闻言,陆淮洲眼底有暗光闪过,上次听陈川说他亲眼看着她的孩子打掉了,是不是意味着陈川和苏麦冬知道她外婆死后的事?
那个时候她确实怀孕了,但也无法确定那孩子就是他的。
“对了,你有没有发现我爸的遗嘱和他写给我的信啊,”宋宴清四处翻找着。
这个女人处于昏迷中的时候,还紧紧攥着信封,他就先把它放在一边了,没想到是她爸爸的遗嘱。
但是,她是怎么知道的?
陆淮洲把信封递给女人,“这是你从哪里得来的?”
“陈川给我的,要挟我给他两千万。”
这样一来,陆淮洲算是了解了她受伤的整个事情的来龙去脉了。
宋宴清仔细阅读了一遍爸爸的遗嘱,确认爸爸把所有的一切都留给了她,没给苏麦冬那个贱人一分钱。
她又展开了爸爸的信。
“亲爱的女儿,当你看到这封信的时候,爸爸或许已经不在这个世上了。

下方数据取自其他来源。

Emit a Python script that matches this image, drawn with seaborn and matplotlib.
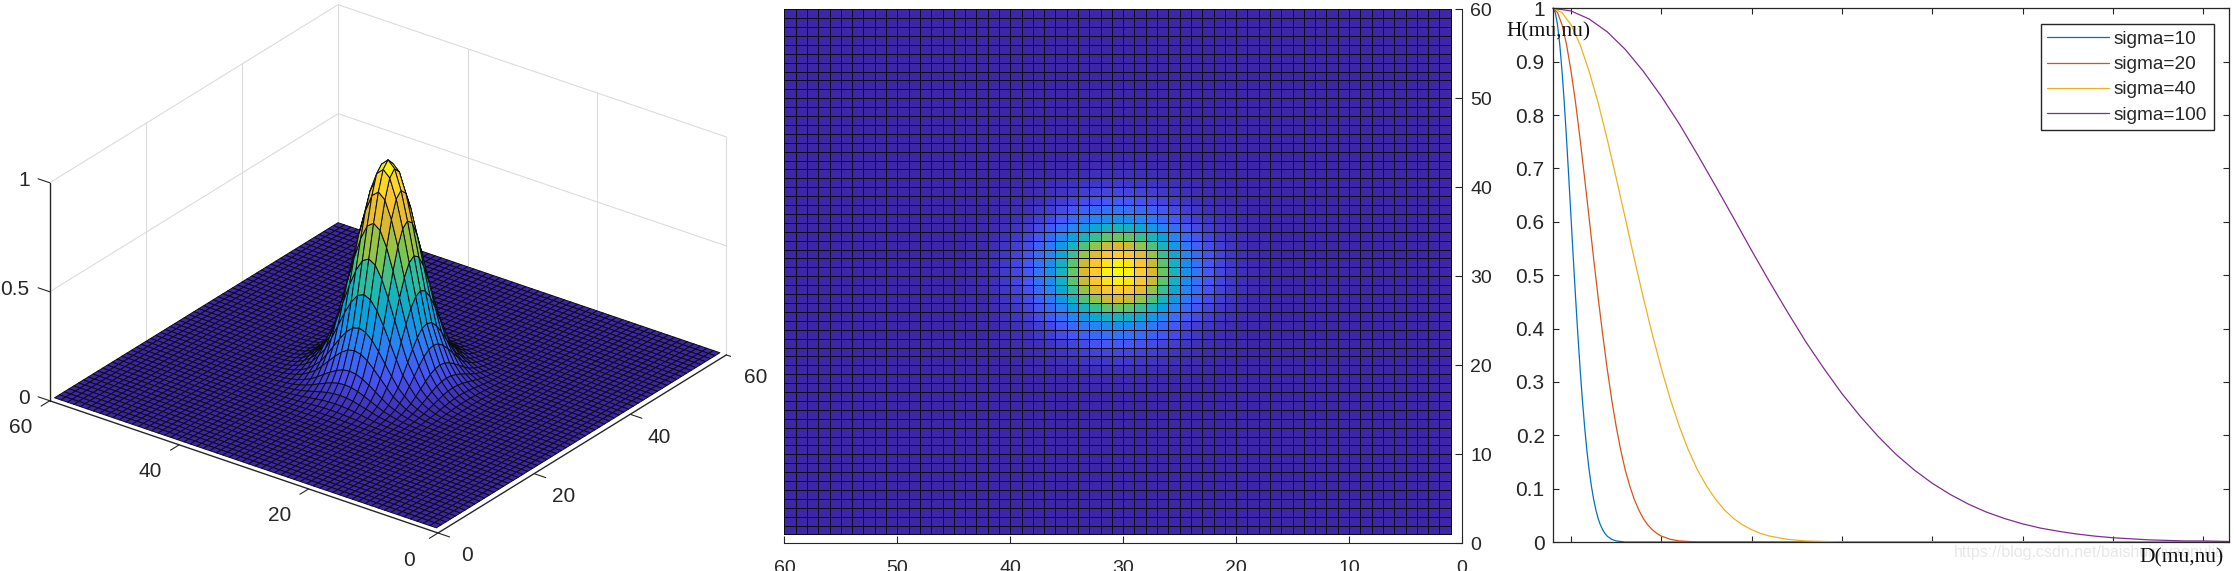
import numpy as np
import pandas as pd
import seaborn as sns
import matplotlib
matplotlib.use('Agg')
import matplotlib.pyplot as plt
from matplotlib.colors import LinearSegmentedColormap
from mpl_toolkits.mplot3d import proj3d

# filter profile along one row of the grid (peak at cell 30)
cells = list(range(1, 61))
profile = [0, 0, 0, 0, 0, 0, 0, 0, 0, 0,
           0, 0, 0, 0, 0, 0.003, 0.007, 0.015, 0.03, 0.055,
           0.09, 0.14, 0.22, 0.31, 0.45, 0.6, 0.75, 0.88, 0.97, 1.0,
           0.97, 0.88, 0.75, 0.6, 0.45, 0.31, 0.22, 0.14, 0.09, 0.055,
           0.03, 0.015, 0.007, 0.003, 0, 0, 0, 0, 0, 0,
           0, 0, 0, 0, 0, 0, 0, 0, 0, 0]

# the three narrow curves have the same shape, so they share one list of heights
h_read = [1, 0.992, 0.969, 0.932, 0.882, 0.823, 0.755, 0.682, 0.607, 0.531, 0.458, 0.389, 0.325, 0.267, 0.216,
          0.172, 0.135, 0.105, 0.080, 0.060, 0.044, 0.032, 0.023, 0.016, 0.011, 0.005, 0.002, 0.001, 0, 0]
d_10 = [0, 1.25, 2.5, 3.75, 5, 6.25, 7.5, 8.75, 10, 11.25, 12.5, 13.75, 15, 16.25, 17.5,
        18.75, 20, 21.25, 22.5, 23.75, 25, 26.25, 27.5, 28.75, 30, 32.5, 35, 37.5, 40, 374]
d_20 = [0, 2.5, 5, 7.5, 10, 12.5, 15, 17.5, 20, 22.5, 25, 27.5, 30, 32.5, 35,
        37.5, 40, 42.5, 45, 47.5, 50, 52.5, 55, 57.5, 60, 65, 70, 75, 80, 374]
d_40 = [0, 5, 10, 15, 20, 25, 30, 35, 40, 45, 50, 55, 60, 65, 70,
        75, 80, 85, 90, 95, 100, 105, 110, 115, 120, 130, 140, 150, 160, 374]
d_100 = [0, 10, 20, 30, 40, 50, 60, 70, 80, 90, 100, 110, 120, 130, 140, 150, 160, 170, 180, 190,
         200, 210, 220, 230, 240, 250, 260, 270, 280, 290, 300, 310, 320, 330, 340, 350, 360, 374]
h_100 = [1, 0.995, 0.980, 0.956, 0.923, 0.882, 0.835, 0.783, 0.726, 0.667, 0.607, 0.546, 0.487, 0.430, 0.375, 0.325, 0.278, 0.236, 0.198, 0.164,
         0.135, 0.110, 0.089, 0.071, 0.056, 0.044, 0.034, 0.026, 0.020, 0.015, 0.011, 0.008, 0.006, 0.004, 0.003, 0.002, 0.002, 0.001]

sigma_labels = ['sigma=10', 'sigma=20', 'sigma=40', 'sigma=100']
line_colors = ['#0072BD', '#D95319', '#EDB120', '#7E2F8E']
h_ticks = [0, 0.1, 0.2, 0.3, 0.4, 0.5, 0.6, 0.7, 0.8, 0.9, 1]
h_tick_labels = ['0', '0.1', '0.2', '0.3', '0.4', '0.5', '0.6', '0.7', '0.8', '0.9', '1']
d_ticks = [10, 60, 110, 160, 210, 260, 310, 360]
flat_ticks = [0, 10, 20, 30, 40, 50, 60]
surf_ticks = [0, 20, 40, 60]

W, H = 2234, 571
AX_COLOR = '#262626'
GRID_COLOR = '#dcdcdc'
CELL_EDGE = '#0c0c14'

sns.set_theme(style='white')
plt.rcParams['font.family'] = ['Liberation Sans', 'DejaVu Sans']
plt.rcParams['text.color'] = AX_COLOR
plt.rcParams['xtick.color'] = AX_COLOR
plt.rcParams['ytick.color'] = AX_COLOR

parula = LinearSegmentedColormap.from_list('parula', [
    (0.000, (0.2422, 0.1504, 0.6603)),
    (0.125, (0.2810, 0.3228, 0.9579)),
    (0.250, (0.1730, 0.4950, 0.9740)),
    (0.375, (0.0360, 0.6400, 0.8570)),
    (0.500, (0.1380, 0.7350, 0.6640)),
    (0.625, (0.4780, 0.7810, 0.3180)),
    (0.750, (0.8520, 0.7250, 0.1890)),
    (0.875, (0.9950, 0.7800, 0.2000)),
    (1.000, (0.9763, 0.9831, 0.0538)),
])

Z = np.outer(profile, profile)


def px_axes(fig, left, top, right, bottom, **kw):
    return fig.add_axes([left / W, 1 - bottom / H, (right - left) / W, (bottom - top) / H], **kw)


fig = plt.figure(figsize=(W / 100, H / 100), dpi=100)

# left panel: surface
ax1 = fig.add_axes([0.02, 0.02, 0.3, 0.3 * W / H], projection='3d')
ax1.set_proj_type('ortho')
ax1.view_init(elev=27.3, azim=216.6)
ax1.set_box_aspect((483, 483, 245))
ax1.computed_zorder = False
ax1.set_xlim(0, 60)
ax1.set_ylim(0, 60)
ax1.set_zlim(0, 1)
ax1.set_axis_off()

X, Y = np.meshgrid(cells, cells)
ax1.plot_surface(X, Y, Z, rstride=1, cstride=1, cmap=parula, vmin=0, vmax=1,
                 edgecolor=CELL_EDGE, linewidth=0.7, zorder=2)

# walls
for t in [20, 40, 60]:
    ax1.plot([t, t], [60, 60], [0, 1], color=GRID_COLOR, lw=0.8, zorder=1)
    ax1.plot([60, 60], [60 - t, 60 - t], [0, 1], color=GRID_COLOR, lw=0.8, zorder=1)
for z in [0.5, 1]:
    ax1.plot([0, 60], [60, 60], [z, z], color=GRID_COLOR, lw=0.8, zorder=1)
    ax1.plot([60, 60], [0, 60], [z, z], color=GRID_COLOR, lw=0.8, zorder=1)

# axis lines, ticks and labels
ax1.plot([0, 60], [0, 0], [0, 0], color=AX_COLOR, lw=1, zorder=3)
ax1.plot([0, 0], [0, 60], [0, 0], color=AX_COLOR, lw=1, zorder=3)
ax1.plot([0, 0], [60, 60], [0, 1], color=AX_COLOR, lw=1, zorder=3)
for t in surf_ticks:
    ax1.plot([t, t], [0, -1.8], [0, 0], color=AX_COLOR, lw=0.8, zorder=3)
    ax1.plot([0, -1.8], [t, t], [0, 0], color=AX_COLOR, lw=0.8, zorder=3)
    ax1.text(t - 2.8, -6.6, 0, str(t), fontsize=15, ha='center', va='center', zorder=4)
    ax1.text(-8, t - 1.5, 0, str(t), fontsize=15, ha='center', va='center', zorder=4)
for z, lab in zip([0, 0.5, 1], ['0', '0.5', '1']):
    ax1.plot([0, 0], [60, 61.8], [z, z], color=AX_COLOR, lw=0.8, zorder=3)
    ax1.text(0, 63.1, z - 0.02, lab, fontsize=15, ha='right', va='center', zorder=4)

# scale and shift the square 3d axes so the floor lands on the reference corners
front_px, left_px = (438, H - 533), (50, H - 400)


def corner_px(x, y, z):
    fig.canvas.draw()
    px, py, _ = proj3d.proj_transform(x, y, z, ax1.get_proj())
    return ax1.transData.transform((px, py))


pos = ax1.get_position()
a = corner_px(0, 0, 0)
b = corner_px(0, 60, 0)
scale = np.hypot(front_px[0] - left_px[0], front_px[1] - left_px[1]) / np.hypot(*(a - b))
ax1.set_position([pos.x0, pos.y0, pos.width * scale, pos.height * scale])
pos = ax1.get_position()
a = corner_px(0, 0, 0)
ax1.set_position([pos.x0 + (front_px[0] - a[0]) / W, pos.y0 + (front_px[1] - a[1]) / H, pos.width, pos.height])

# middle panel: same data seen from above
ax2 = px_axes(fig, 784.4, 9.3, 1462, 543.3)
sns.heatmap(Z[:-1, :-1], cmap=parula, vmin=0, vmax=1, cbar=False, linewidths=0.7, linecolor=CELL_EDGE, ax=ax2)
ax2.set_xlim(59, -1)
ax2.set_ylim(-1, 59)
ax2.set_xticks([t - 1 for t in flat_ticks], labels=flat_ticks, rotation=0)
ax2.set_yticks([t - 1 for t in flat_ticks], labels=flat_ticks, rotation=0)
ax2.yaxis.tick_right()
for side in ['left', 'top']:
    ax2.spines[side].set_visible(False)
for side in ['right', 'bottom']:
    ax2.spines[side].set_visible(True)
    ax2.spines[side].set_color(AX_COLOR)
    ax2.spines[side].set_linewidth(0.8)
ax2.tick_params(axis='x', bottom=True, direction='in', length=5, width=0.8, pad=12, labelsize=14)
ax2.tick_params(axis='y', right=True, left=False, direction='in', length=5, width=0.8, pad=6, labelsize=14)

# right panel: filter curves
curves = pd.concat([
    pd.DataFrame({'D': d, 'H': h, 'sigma': lab})
    for d, h, lab in zip([d_10, d_20, d_40, d_100], [h_read, h_read, h_read, h_100], sigma_labels)
])
ax3 = px_axes(fig, 1553, 8.3, 2229, 542)
sns.lineplot(data=curves, x='D', y='H', hue='sigma', hue_order=sigma_labels, palette=line_colors,
             estimator=None, linewidth=0.9, clip_on=False, ax=ax3)
ax3.set_xlim(0, 374.3)
ax3.set_ylim(0, 1)
ax3.set_xlabel('')
ax3.set_ylabel('')
ax3.set_xticks(d_ticks, labels=[])
ax3.set_yticks(h_ticks, labels=h_tick_labels)
ax3.tick_params(axis='both', direction='in', length=4.3, width=0.8, top=True, bottom=True, left=True, right=True, labelsize=15)
ax3.tick_params(axis='y', pad=6)
for spine in ax3.spines.values():
    spine.set_color(AX_COLOR)
    spine.set_linewidth(0.9)
    spine.set_zorder(5)

handles, labels = ax3.get_legend_handles_labels()
ax3.legend(handles, labels, loc='upper right', bbox_to_anchor=((2214 - 1553) / 676, 1 - (24 - 8.3) / 533.7),
           fontsize=13.7, frameon=True, fancybox=False, framealpha=1, edgecolor=AX_COLOR, borderaxespad=0,
           handlelength=3.25, handletextpad=0.26, labelspacing=0.415, borderpad=0.35)

fig.text(1506 / W, 1 - 32 / H, 'H(mu,nu)', family='Liberation Serif', fontsize=15.5, va='center', ha='left', color='#111111', zorder=10)
fig.text(1954 / W, 1 - 553 / H, 'https://blog.csdn.net/baishuiniyaonulia', fontsize=11.5, va='center', ha='left', color='#e8e8e8', zorder=9)
fig.text(2139 / W, 1 - 558 / H, 'D(mu,nu)', family='Liberation Serif', fontsize=15.5, va='center', ha='left', color='#111111', zorder=10)

fig.savefig('out.png', dpi=100)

我对不起你妈妈,也对不起你,由于我的风流成性,逼疯了你妈妈,也害的你有家不能回。苏麦冬和她的情夫给我吃了太多的药,我活不了几天了,在生命的最后时光里,我向我的女儿忏悔,在此,我把所有的财产都留给你,愿我的女儿一生平安喜乐。”
宋宴清记不起来到底和父亲之间发生了什么,但看着父亲的文字,还是有些动容,泪水模糊了双眼。
她猜得没错,爸爸果然是被苏麦冬那个贱人和情夫害死的。
陆淮洲看着女人的眼眶红了,轻拍着她的背安慰着。
宋宴清出院后,陆淮洲陪着她去了趟警察局,告诉了警察她想起来的一切,还有父亲信里交代的苏麦冬迫害他的事实,以及苏麦冬伪造遗嘱的事。
警察:“非常感谢宋小姐提供的线索,对我们办案非常有帮助,有进展我们会联系你。”
父亲已经死了五年了,当初没抓住机会验明正身,如今只能是想办法让苏麦冬主动交代了。
“谢谢,麻烦了。”
线索需要一点一点寻找,如今事态逐渐明朗,宋宴清已经很满意了。
陆淮洲看着遗嘱,陷入了沉思。
宋宴清疑惑地看着他:“这遗嘱是我爸亲笔写的,有什么问题吗?”
陆淮洲摇摇头,“不是遗嘱的问题,是因为这五年来,苏麦冬已经把你爸的财产快糟蹋完了。你爸的公司我有印象,早就成了一个空壳,连年亏损,而且公司还存在偷税漏税的行为,这个时候并不是你接任公司的好时机。”
宋宴清对商场上的事一窍不通,“那怎么办?”
“只要公司法人还是苏麦冬,那让她再多条一两项罪名,也不是不可以。”
几日后。
宋氏集团传来了破产的消息,苏麦冬作为公司法人被起诉,多家公司联名要求她还钱。
宋宴清看到这个新闻,问陆淮洲:“是你做的吧?”
陆淮洲不知可否。
宋宴清皱眉,“我想了下,无论如何,都是我吃亏,把苏麦冬起诉了能怎么办,她欠钱了,不还是要拿我们宋家的资产去抵债,我们家的别墅和公司都会被法院拍卖的吧。”
“这是唯一能让你安全的法子,那点钱不算什么,如果你想要你爸的公司,我把它买来送给你。”